Slavery was customary in antiquity, and it is condoned by the Torah. The Bible uses the Hebrew term eved (עֶבֶד) to refer to slavery; however, eved has a much wider meaning than the English term slavery, and in several circumstances it is more accurately translated into English as servant. It was seen as legitimate to enslave captives obtained through warfare, but not through kidnapping. Children could also be sold into debt bondage, which was sometimes ordered by a court of law.

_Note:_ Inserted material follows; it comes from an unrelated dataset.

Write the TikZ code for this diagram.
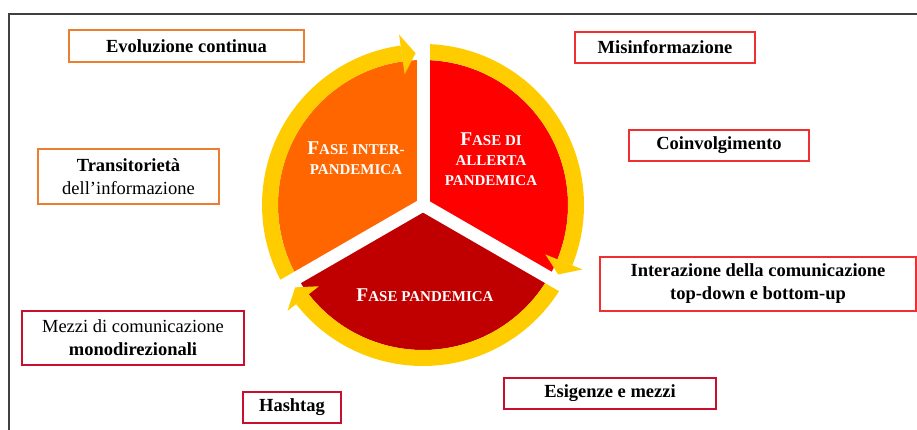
\documentclass[tikz,border=0pt]{standalone}
\usepackage{fontspec}
\setmainfont{Liberation Serif}
\usetikzlibrary{calc}
\definecolor{ringY}{HTML}{FFCC00}
\definecolor{secO}{HTML}{FF6600}
\definecolor{secR}{HTML}{FF0000}
\definecolor{secD}{HTML}{C00000}
\definecolor{bOr}{HTML}{ED7D31}
\definecolor{bRa}{HTML}{F03030}
\definecolor{bRb}{HTML}{C8102E}
\definecolor{frameC}{HTML}{404040}
\newcommand\scBig[1]{{\fontsize{19.5}{20}\selectfont #1}}
\newcommand\scSm[1]{{\fontsize{15}{20}\selectfont #1}}
\begin{document}
\begin{tikzpicture}[x=1pt,y=1pt,
  box/.style={draw, line width=1.5pt, minimum height=31pt, inner sep=0pt, align=center,
    font=\fontsize{18.5}{23}\selectfont},
  phase/.style={text=white, align=center, font=\bfseries\fontsize{15}{20}\selectfont},
  ring/.style={draw=ringY, line width=16pt},
  gap/.style={draw=white, line width=13pt},
  head/.style={fill=ringY}]
\useasboundingbox (0,0) rectangle (917,430);
% frame
\draw[frameC, line width=1.5pt] (9,0) -- (9,416) -- (917,416);
\coordinate (C) at (423,225);
% sectors
\fill[secO] (C) -- ++(90:145) arc[start angle=90, end angle=210, radius=145] -- cycle;
\fill[secR] (C) -- ++(-30:145) arc[start angle=-30, end angle=90, radius=145] -- cycle;
\fill[secD] (C) -- ++(210:145) arc[start angle=210, end angle=330, radius=145] -- cycle;
% ring arcs
\draw[ring] (C) ++(210:153) arc[start angle=210, end angle=98, radius=153];
\draw[ring] (C) ++(90:153) arc[start angle=90, end angle=-22, radius=153];
\draw[ring] (C) ++(-30:153) arc[start angle=-30, end angle=-142, radius=153];
% gaps
\draw[gap] (C) -- ++(90:185);
\draw[gap] (C) -- ++(-30:185);
\draw[gap] (C) -- ++(210:185);
% arrowheads
\fill[head] ($(C)+(98:132)$) -- ($(C)+(98:172)$) -- ($(C)+(92.8:152)$) -- cycle;
\fill[head] ($(C)+(-22:132)$) -- ($(C)+(-22:172)$) -- ($(C)+(-27.2:152)$) -- cycle;
\fill[head] ($(C)+(-142:132)$) -- ($(C)+(-142:172)$) -- ($(C)+(-147.2:152)$) -- cycle;
% phase labels
\node[phase] (pInter) at (356,272) {\scBig{F}\scSm{ASE INTER-}\\\scSm{PANDEMICA}};
\node[phase] (pAll) at (491,271) {\scBig{F}\scSm{ASE DI}\\\scSm{ALLERTA}\\\scSm{PANDEMICA}};
\node[phase] (pPan) at (425,135) {\scBig{F}\scSm{ASE PANDEMICA}};
% boxes
\node[box, draw=bOr, minimum width=235pt, minimum height=32pt] (evo) at (186.5,384) {\textbf{Evoluzione continua}};
\node[box, draw=bOr, minimum width=181pt, minimum height=55pt] (trans) at (128.5,253.5) {\textbf{Transitorietà}\\dell’informazione};
\node[box, draw=bRa, minimum width=180pt] (misinf) at (665,382.5) {\textbf{Misinformazione}};
\node[box, draw=bRa, minimum width=180pt] (coinv) at (719,284.5) {\textbf{Coinvolgimento}};
\node[box, draw=bRa, minimum width=316pt, minimum height=54pt] (inter) at (758,146) {\textbf{Interazione della comunicazione}\\\textbf{top-down e bottom-up}};
\node[box, draw=bRb, minimum width=212pt] (esig) at (610,36.5) {\textbf{Esigenze e mezzi}};
\node[box, draw=bRb, minimum width=222pt, minimum height=54pt] (mezzi) at (133,92) {Mezzi di comunicazione\\\textbf{monodirezionali}};
\node[box, draw=bRb, minimum width=98pt] (hash) at (292,22.5) {\textbf{Hashtag}};
\end{tikzpicture}
\end{document}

As with the Hittite Laws and the Code of Hammurabi, the Bible does set minimum rules for the conditions under which slaves were to be kept. These are written as condition statements reflective of bronze age law. A set of if/then parameters to account for specific transgressions. Slaves were to be treated as part of an extended family; they were allowed to celebrate the Sukkot festival, and expected to honour Shabbat. Israelite slaves could not be compelled to work with rigour, and debtors who sold themselves as slaves to their creditors had to be treated the same as a hired servant. If a master harmed a slave in one of the ways covered by the lex talionis, the slave was to be compensated by manumission; if the slave died within 24 to 48 hours, he or she was to be avenged (whether this refers to the death penalty or not is uncertain).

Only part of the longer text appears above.